In the beginning, everything appears to be roses, & every experience is new. However, there isn't the depth in a relationship, & you never know whether that person will support you when things get tough. Or boring because you're too stressed out at work or studies (or whatever reasons) at some point in time. A deeper relationship goes beyond this, because there already is understanding & support.
Pure blind passion & love are totally different matters. Affection (read: PDA) may lessen, but sometimes it's also part & parcel? That's when people say that marriages & relationships take work, because the parties have taken off the rose-tinted glasses & actually see their partners for what they are, warts & all. You'll still hafta do little things to show her she still matters, & she also has to do things for you, Not simply break things off when it gets a little stale...
If you feel there's a chance for you to win her back, remember that a sudden burst of passion & "romance" that isn't sustainable will mean that even if she gets back with you, the same problems will occur. What you'll need to do is mentally KNOW that you'll hafta do things at a constant level to break the monotomy that causes a relationship to grow "stale".
My guy & I try to surprise each other on a regular basis, & to make each other smile. The gifts or gestures need Not be extravagant, but the effort behind that gift or gesture is what is appreciated & cherished. If she does something nice for you, No matter how small or insignificant it seems, recognise the effort she put into the thought behind the deed, & reward her with your biggest smile, a big hug, a kiss or whatever to make her smile back. And make this REGULAR. I'm Not saying you hafta do this everyday, or it'll grow stale, but try to also surprise her at times. It doesn't need to be expensive, it only needs to be enough to let her know how much she's treasured.
If she doesn't wanna talk to you at the moment, doesn't matter. Drop her an SMS a day (Nothing more, or she'll think you're being a pest), don't give those grandiose sentences or phrases about how she's your life, blah blah blah. Just tell her how your day went. Once a week, perhaps tell her what you're doing over the weekend & tell her you kinda wish you could share that with her. The key is perhaps, to trigger nostalgia, Not irritation.

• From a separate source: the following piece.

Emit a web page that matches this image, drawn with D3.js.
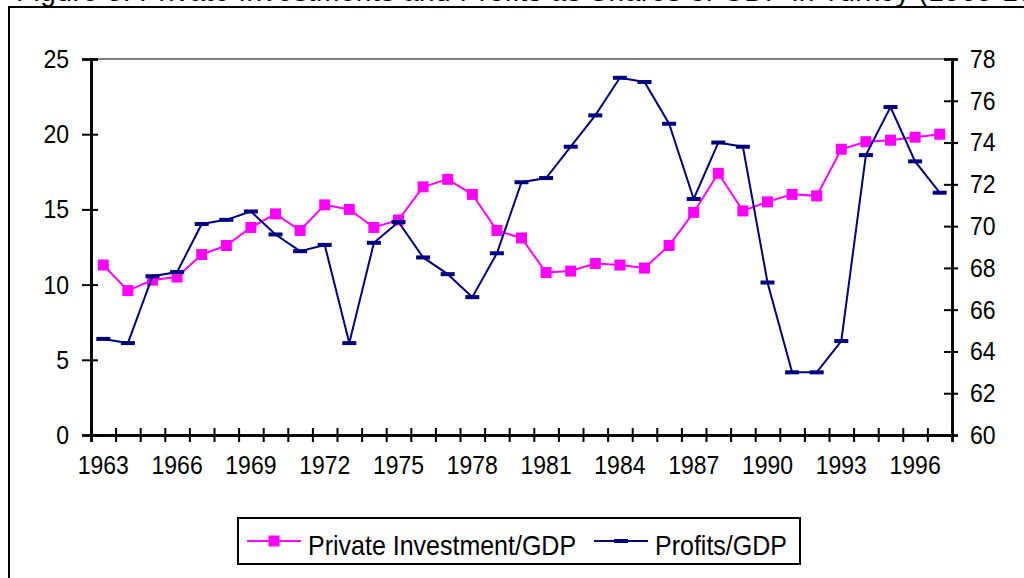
<!DOCTYPE html>
<html>
<head>
<meta charset="utf-8">
<script src="https://cdn.jsdelivr.net/npm/d3@7"></script>
<style>
  body { margin: 0; background: #fff; }
  text { font-family: "Liberation Sans", Arial, sans-serif; fill: #000; }
</style>
</head>
<body>
<div class="chart"></div>
<script>
// Private investment and profits as share of GDP, Turkey 1963-1997

const years = [1963, 1964, 1965, 1966, 1967, 1968, 1969, 1970, 1971, 1972, 1973, 1974,
  1975, 1976, 1977, 1978, 1979, 1980, 1981, 1982, 1983, 1984, 1985, 1986, 1987, 1988,
  1989, 1990, 1991, 1992, 1993, 1994, 1995, 1996, 1997];

const investment = [11.3, 9.6, 10.3, 10.5, 12.0, 12.6, 13.8, 14.7, 13.6, 15.3, 15.0, 13.8,
  14.3, 16.5, 17.0, 16.0, 13.6, 13.1, 10.8, 10.9, 11.4, 11.3, 11.1, 12.6, 14.8, 17.4,
  14.9, 15.5, 16.0, 15.9, 19.0, 19.5, 19.6, 19.8, 20.0];

const profits = [64.6, 64.4, 67.6, 67.8, 70.1, 70.3, 70.7, 69.6, 68.8, 69.1, 64.4, 69.2,
  70.2, 68.5, 67.7, 66.6, 68.7, 72.1, 72.3, 73.8, 75.3, 77.1, 76.9, 74.9, 71.3, 74.0,
  73.8, 67.3, 63.0, 63.0, 64.5, 73.4, 75.7, 73.1, 71.6];

const leftTicks = [0, 5, 10, 15, 20, 25];
const rightTicks = [60, 62, 64, 66, 68, 70, 72, 74, 76, 78];
const yearLabels = [1963, 1966, 1969, 1972, 1975, 1978, 1981, 1984, 1987, 1990, 1993, 1996];

const seriesNames = ["Private Investment/GDP", "Profits/GDP"];
const titleText = "Figure 3: Private Investments and Profits as Shares of GDP in Turkey (1963-1997)";

const W = 1024, H = 578;
const plot = { left: 91, right: 952, top: 59, bottom: 435 };
const pink = "#ff00ff", navy = "#000080";
const stretch = 1.14; // the source text is a bit taller than Arial

const svg = d3.select(".chart")
  .append("svg")
  .attr("width", W)
  .attr("height", H);

// scales
const x = d3.scaleBand()
  .domain(years)
  .range([plot.left, plot.right]);

const xEdge = d3.scaleLinear()
  .domain([years[0] - 0.5, years[years.length - 1] + 0.5])
  .range([plot.left, plot.right]);

const yLeft = d3.scaleLinear().domain([0, 25]).range([plot.bottom, plot.top]);
const yRight = d3.scaleLinear().domain([60, 78]).range([plot.bottom, plot.top]);

const cx = function (d, i) { return x(years[i]) + x.bandwidth() / 2; };

drawFrame();
drawAxes();
drawSeries();
drawLegend();

//A function that draws the outer border, the cut-off title and the top plot line
function drawFrame() {
  // the title is cropped by the top edge in the source, only its lower part shows
  svg.append("text")
    .attr("x", 16)
    .attr("y", 0.5)
    .attr("textLength", 1060)
    .attr("lengthAdjust", "spacing")
    .style("font-size", "28px")
    .text(titleText);

  svg.append("rect")
    .attr("x", 9)
    .attr("y", 7)
    .attr("width", 1100)
    .attr("height", 700)
    .attr("fill", "none")
    .attr("stroke", "#000")
    .attr("stroke-width", 2);

  svg.append("line")
    .attr("x1", plot.left).attr("x2", plot.right)
    .attr("y1", plot.top).attr("y2", plot.top)
    .attr("stroke", "#808080")
    .attr("stroke-width", 2);
}

//A function that draws both value axes and the category axis with crossing ticks
function drawAxes() {
  // left axis: outward ticks with labels, then inward ticks
  const gl = svg.append("g")
    .attr("transform", "translate(" + plot.left + ",0)")
    .call(d3.axisLeft(yLeft).tickValues(leftTicks).tickSize(9).tickPadding(13));
  svg.append("g")
    .attr("transform", "translate(" + plot.left + ",0)")
    .call(d3.axisRight(yLeft).tickValues(leftTicks).tickSize(7).tickFormat(""));

  // right axis
  const gr = svg.append("g")
    .attr("transform", "translate(" + plot.right + ",0)")
    .call(d3.axisRight(yRight).tickValues(rightTicks).tickSize(6).tickPadding(12));
  svg.append("g")
    .attr("transform", "translate(" + plot.right + ",0)")
    .call(d3.axisLeft(yRight).tickValues(rightTicks).tickSize(8).tickFormat(""));

  // bottom axis ticks sit between categories
  const edges = years.map(function (d) { return d - 0.5; }).concat([years[years.length - 1] + 0.5]);
  svg.append("g")
    .attr("transform", "translate(0," + plot.bottom + ")")
    .call(d3.axisBottom(xEdge).tickValues(edges).tickSize(7).tickFormat(""));
  svg.append("g")
    .attr("transform", "translate(0," + plot.bottom + ")")
    .call(d3.axisTop(xEdge).tickValues(edges).tickSize(7).tickFormat(""));

  const gb = svg.append("g")
    .attr("transform", "translate(0," + plot.bottom + ")")
    .call(d3.axisBottom(x).tickValues(yearLabels).tickSize(0).tickPadding(20));

  svg.selectAll(".domain").attr("stroke", "#000").attr("stroke-width", 2.5);
  svg.selectAll(".tick line").attr("stroke", "#000").attr("stroke-width", 2);

  [gl, gr, gb].forEach(function (g) {
    g.selectAll(".tick text")
      .style("font-size", "23px")
      .attr("fill", "#000")
      .attr("transform", "scale(1," + stretch + ")");
  });
  // scaling moves the labels down, so pull their y back
  gl.selectAll(".tick text").attr("dy", "0.32em");
  gr.selectAll(".tick text").attr("dy", "0.32em");
  gb.selectAll(".tick text").attr("y", 20 / stretch).attr("dy", "0.71em");
}

//A function that draws the two lines with their markers
function drawSeries() {
  // investment on the left axis
  const invLine = d3.line()
    .x(cx)
    .y(function (d) { return yLeft(d); });

  svg.append("path")
    .datum(investment)
    .attr("d", invLine)
    .attr("fill", "none")
    .attr("stroke", pink)
    .attr("stroke-width", 2);

  svg.selectAll(".inv-marker")
    .data(investment)
    .enter()
    .append("rect")
    .attr("class", "inv-marker")
    .attr("x", function (d, i) { return cx(d, i) - 5.5; })
    .attr("y", function (d) { return yLeft(d) - 5.5; })
    .attr("width", 11)
    .attr("height", 11)
    .attr("fill", pink);

  // profits on the right axis
  const profLine = d3.line()
    .x(cx)
    .y(function (d) { return yRight(d); });

  svg.append("path")
    .datum(profits)
    .attr("d", profLine)
    .attr("fill", "none")
    .attr("stroke", navy)
    .attr("stroke-width", 2);

  svg.selectAll(".prof-marker")
    .data(profits)
    .enter()
    .append("rect")
    .attr("class", "prof-marker")
    .attr("x", function (d, i) { return cx(d, i) - 7; })
    .attr("y", function (d) { return yRight(d) - 2; })
    .attr("width", 14)
    .attr("height", 4)
    .attr("fill", navy);
}

//A function for drawing the legend box
function drawLegend() {
  const legend = svg.append("g").attr("class", "legend");

  legend.append("rect")
    .attr("x", 238)
    .attr("y", 518)
    .attr("width", 562)
    .attr("height", 46)
    .attr("fill", "#fff")
    .attr("stroke", "#000")
    .attr("stroke-width", 2);

  const items = [
    { label: seriesNames[0], color: pink, x: 247, marker: "square" },
    { label: seriesNames[1], color: navy, x: 594, marker: "dash" }
  ];

  const item = legend.selectAll(".legend-item")
    .data(items)
    .enter()
    .append("g")
    .attr("class", "legend-item")
    .attr("transform", function (d) { return "translate(" + d.x + ",541)"; });

  item.append("line")
    .attr("x1", 0).attr("x2", 54)
    .attr("y1", 0).attr("y2", 0)
    .attr("stroke", function (d) { return d.color; })
    .attr("stroke-width", 2);

  item.append("rect")
    .attr("x", function (d) { return d.marker == "square" ? 21.5 : 20; })
    .attr("y", function (d) { return d.marker == "square" ? -5.5 : -2; })
    .attr("width", function (d) { return d.marker == "square" ? 11 : 14; })
    .attr("height", function (d) { return d.marker == "square" ? 11 : 4; })
    .attr("fill", function (d) { return d.color; });

  item.append("text")
    .attr("transform", "translate(61,14) scale(1," + stretch + ")")
    .style("font-size", "25px")
    .text(function (d) { return d.label; });
}
</script>
</body>
</html>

It's a fine line to tread, but if done properly, it COULD work. There're many who'll ignore this bit & bombard their exes with phonecalls, gifts, SMSes, etc. Clearly, they don't understand the phrase, "in moderation". Go with your instincts, but don't overdo things.
I wish you well.
FeowFeow
Originally posted by mink77:
jus yest, my gf has decided to call off our relationship and we came to a consensus that its best for us to remain as friends. reasons being
1) her feelings for me has died
2) r/s became stagnant
3) she dont see any sparks in the r/s
4) no passion in the r/s
5) i m not affectionate enough
i not trying to salvage the r/s jus for the sake of getting back together. i do still have feelings for her. i want to make it up to her and put in my utmost effort to make this work. i want to win her back. anyone has experience this before and ever succeed in winning your ex back? pls do do advise. thanks.